Photo credit: Social Candy
Performing Arts Weekly highlights theater, dance and classical music performances taking place throughout Southeastern Wisconsin. This week, we preview King Lear (Optimist Theatre) and Ballet Beat (Milwaukee Ballet).
King Lear
“The script may be 400 years old, but the tale is timeless,” explains Lisa Gaye Dixon, director of Optimist Theatre’s Shakespeare in the Park production of King Lear. In the story—which William Shakespeare fleshed out from tales of a legendary pre-Roman Celtic king of Britain—the title character gradually descends into madness after he has bequeathed his kingdom to his conniving and manipulative trio of daughters.
Lear’s plot “illustrates the human condition… [It’s] about love, tenderness, arrogance, foolhardiness, stubbornness and, finally, redemption,” Dixon says. Its “themes make us think about the loyalty of the few we sometimes overlook—family and friends—while seeking something else that’s ever out of reach.” She explains that her direction of King Lear “always looks for the relatable moments of lightness, from wry irony to downright slapstick,” in addition to nailing the work’s more serious themes. James Pickering, a legend of the Milwaukee theater stage and a founding company member of Milwaukee’s Shakespeare in the Park in 2010, appears in the title role. The sizeable cast also includes such local notables as J.T. Backes, Molly Corkins, David Sapiro and Jonathan Wainwright. (John Jahn)

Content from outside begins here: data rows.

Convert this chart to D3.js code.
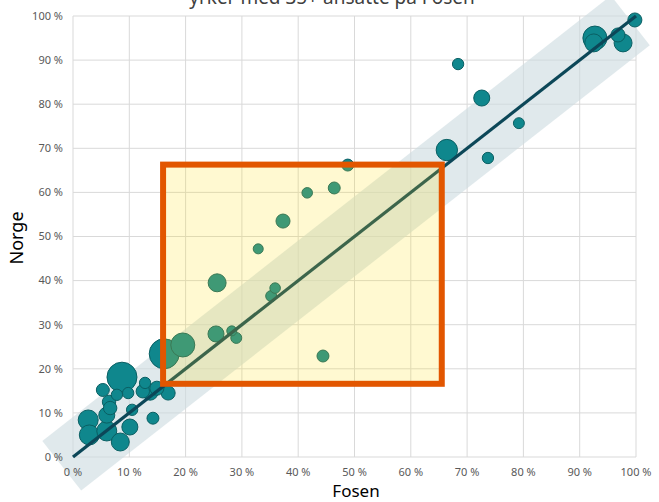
<!DOCTYPE html>
<html>
<head>
<meta charset="utf-8">
<script src="https://cdn.jsdelivr.net/npm/d3@7"></script>
<style>
  body { margin: 0; background: #fff; }
  svg { display: block; }
</style>
</head>
<body>
<script>
// andel (0-1) per yrke, Fosen vs Norge, boblestørrelse = antall ansatte
var fosen = [0.927, 0.925, 0.968, 0.977, 0.998, 0.684, 0.726, 0.792, 0.664, 0.737,
  0.488, 0.464, 0.416, 0.373, 0.329, 0.256, 0.359, 0.352, 0.254, 0.282, 0.290, 0.444,
  0.195, 0.162, 0.087, 0.053, 0.078, 0.098, 0.128, 0.124, 0.137, 0.169, 0.149,
  0.064, 0.066, 0.105, 0.142, 0.027, 0.060, 0.101, 0.029, 0.060, 0.084]
var norge = [0.950, 0.939, 0.957, 0.939, 0.991, 0.891, 0.814, 0.757, 0.696, 0.678,
  0.662, 0.610, 0.599, 0.535, 0.472, 0.395, 0.383, 0.365, 0.279, 0.286, 0.270, 0.229,
  0.254, 0.234, 0.181, 0.152, 0.141, 0.145, 0.168, 0.149, 0.147, 0.145, 0.156,
  0.125, 0.111, 0.107, 0.088, 0.084, 0.095, 0.068, 0.050, 0.059, 0.034]
var ansatte = [202, 113, 69, 113, 69, 45, 90, 42, 160, 45,
  50, 50, 39, 69, 35, 113, 39, 42, 90, 35, 42, 50,
  202, 315, 315, 59, 45, 45, 45, 63, 90, 69, 69,
  63, 63, 45, 50, 140, 90, 90, 140, 140, 113]

var ticks = [0, 0.1, 0.2, 0.3, 0.4, 0.5, 0.6, 0.7, 0.8, 0.9, 1]
var boxX = [0.16, 0.655]
var boxY = [0.166, 0.663]
var band = [-0.02, 0.99]

var width = 659, height = 502
var margin = {top: 16, right: 23, bottom: 45, left: 73}
var w = width - margin.left - margin.right
var h = height - margin.top - margin.bottom

var svg = d3.select('body').append('svg').attr('width', width).attr('height', height)
var g = svg.append('g').attr('transform', `translate(${margin.left},${margin.top})`)

var x = d3.scaleLinear().domain([0, 1]).range([0, w])
var y = d3.scaleLinear().domain([0, 1]).range([h, 0])
var r = d3.scaleSqrt().domain([0, 35]).range([0, 5])
var fmt = function(d) { return Math.round(d * 100) + ' %' }

// gridlines
g.append('g').selectAll('line').data(ticks).enter().append('line')
  .attr('x1', 0).attr('x2', w).attr('y1', d => y(d)).attr('y2', d => y(d))
  .attr('stroke', '#d9d9d9').attr('stroke-width', 1)
g.append('g').selectAll('line').data(ticks).enter().append('line')
  .attr('y1', 0).attr('y2', h).attr('x1', d => x(d)).attr('x2', d => x(d))
  .attr('stroke', '#d9d9d9').attr('stroke-width', 1)

// band around the diagonal
var p0 = [x(band[0]), y(band[0])], p1 = [x(band[1]), y(band[1])]
var len = Math.hypot(p1[0] - p0[0], p1[1] - p0[1])
var ux = (p1[0] - p0[0]) / len, uy = (p1[1] - p0[1]) / len
var hw = 31.5
var nx = -uy * hw, ny = ux * hw
g.append('polygon')
  .attr('points', [[p0[0] + nx, p0[1] + ny], [p1[0] + nx, p1[1] + ny], [p1[0] - nx, p1[1] - ny], [p0[0] - nx, p0[1] - ny]].map(p => p.join(',')).join(' '))
  .attr('fill', '#cddbe0').attr('opacity', 0.62)

// bubbles
var pts = fosen.map(function(f, i) { return {x: f, y: norge[i], n: ansatte[i]} })
pts.sort(function(a, b) { return b.n - a.n })
g.append('g').selectAll('circle').data(pts).enter().append('circle')
  .attr('cx', d => x(d.x)).attr('cy', d => y(d.y)).attr('r', d => r(d.n))
  .attr('fill', '#0f878d').attr('stroke', '#0a5f63').attr('stroke-width', 1)

// diagonal
g.append('line')
  .attr('x1', x(0)).attr('y1', y(0)).attr('x2', x(1)).attr('y2', y(1))
  .attr('stroke', '#0c4758').attr('stroke-width', 3.2)

// highlight box
g.append('rect')
  .attr('x', x(boxX[0])).attr('y', y(boxY[1]))
  .attr('width', x(boxX[1]) - x(boxX[0])).attr('height', y(boxY[0]) - y(boxY[1]))
  .attr('fill', '#ffe21a').attr('fill-opacity', 0.2)
  .attr('stroke', '#e25600').attr('stroke-width', 6)

// tick labels
g.append('g').selectAll('text').data(ticks).enter().append('text')
  .attr('x', -10).attr('y', d => y(d)).attr('dy', '0.35em')
  .attr('text-anchor', 'end').attr('font-family', 'Noto Sans, sans-serif')
  .attr('font-size', 11).attr('fill', '#595959').text(fmt)
g.append('g').selectAll('text').data(ticks).enter().append('text')
  .attr('x', d => x(d)).attr('y', h + 19)
  .attr('text-anchor', 'middle').attr('font-family', 'Noto Sans, sans-serif')
  .attr('font-size', 11).attr('fill', '#595959').text(fmt)

// axis titles
svg.append('text').attr('x', 356).attr('y', 497).attr('text-anchor', 'middle')
  .attr('font-family', 'Noto Sans, sans-serif').attr('font-size', 17).attr('fill', '#000')
  .text('Fosen')
svg.append('text').attr('transform', 'translate(23,238) rotate(-90)').attr('text-anchor', 'middle')
  .attr('font-family', 'Noto Sans, sans-serif').attr('font-size', 18).attr('fill', '#000')
  .text('Norge')

// title (second line, top cut off like the original)
svg.append('text').attr('x', 332).attr('y', 4).attr('text-anchor', 'middle')
  .attr('font-family', 'Noto Sans, sans-serif').attr('font-size', 19).attr('fill', '#404040')
  .text('yrker med 35+ ansatte på Fosen')
</script>
</body>
</html>
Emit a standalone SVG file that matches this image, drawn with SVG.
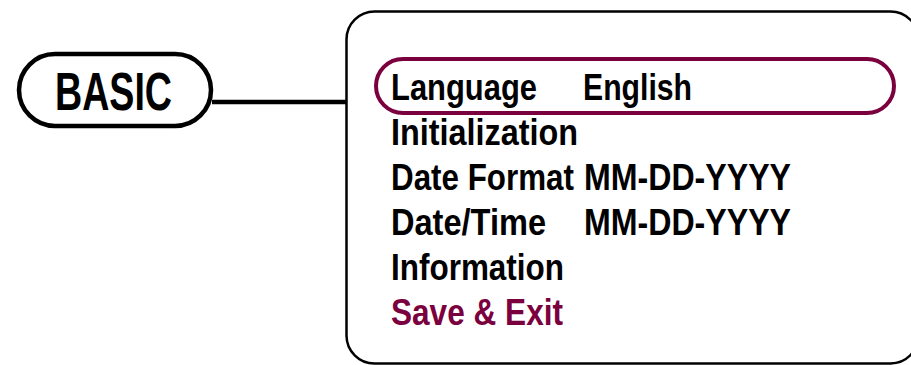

July 5-21 at the Marcus Center’s Peck Pavilion, located on the corner of Kilbourn Avenue and Water Street on the Downtown Riverwalk. Admission is free. For a complete schedule, visit marcuscenter.org/show/optimist-theatre-king-lear.
Ballet Beat
Filling the month of July, Milwaukee Ballet presents Ballet Beat, an all-community program of surprise pop-up performances, family events, dance and fitness classes, and rehearsal viewings leading to a free grand finale performance at the Marcus Center’s Peck Pavilion at 7 p.m. Thursday, July 26. That performance will include classical and contemporary works and feature world premieres by company choreographers Garrett Glassman, Timothy O’Donnell and Petr Zahradnícek. The dancers are Randy Crespo, Marie Harrison-Collins, Joe Cook, Elizabeth Harrison, Itzel Hernandez and Luis Mondragon from the main company, along with Isaac Allen and Eliza Schwartz from the company’s professional training program, MBII.
“It’s running around town doing a million things,” says Alyson Chavez, Milwaukee Ballet’s community outreach director. “We get to be part of the fun of Milwaukee in summer, to show that we’re accessible and you can see us outside in your shorts. It’s technically hard dancing but also fun for the dancers. It highlights dancers that don’t always get the spotlight. It gives them opportunities to do things you won’t see on the main stage.”
There are child friendly “Ballet Storytime” sessions at public libraries and Discovery World, improvisation classes and movement games among the Marcus Center’s Kidz Days festivities, barre workouts using Milwaukee River railings, Pilates classes in the lobby of the 411 Building on Wisconsin Avenue and ballet classes at Bastille Days. There are pop-up performances at unexpected sites and a week of open rehearsals for the finale on the Peck stage. Visit milwaukeeballet.org for descriptions, locations and schedule. (John Schneider)
MORE TO DO
The Dutch Lover
This romantic comedy—full of crossdressing, mistaken identities, gender confusion, courageous sword-wielding women and cowardly, tearful men—stems from renowned Restoration playwright Aphra Behn, one of the first successful female authors of the British stage. The Dutch Lover—Behn’s third play—was likely first performed in 1673 (details are a bit shrouded in the mist of time). The source material was Don Fenise, a Spanish romance by Francisco De las-Coveras. Unlike her first two plays, The Dutch Lover is sans prologue. Instead, Behn included a prefatory epistle worth sharing here: “Good, sweet, honey and sugar-candied reader...” Monday, July 9, in the Charles Allis Art Museum’s Sarah Salon, 1801 N. Prospect Ave. Admission is free with a $10 suggested donation.
In Holes and Corners
UW-Milwaukee Dance Department alumnae Chelsey Becher and Kelsey Lee premiere an intimate—and I do mean intimate—performance art work that investigates ownership of the female sex organs through a series of biographical and autobiographical solos and duets. Perhaps somewhat a superfluidity to mention, In Holes and Corners contains mature themes and adult nudity. Friday, July 6, 7:30 p.m. at Company Brewing, 735 E. Center St. Admission is pay-what-you-can, with proceeds donated to Planned Parenthood of Wisconsin.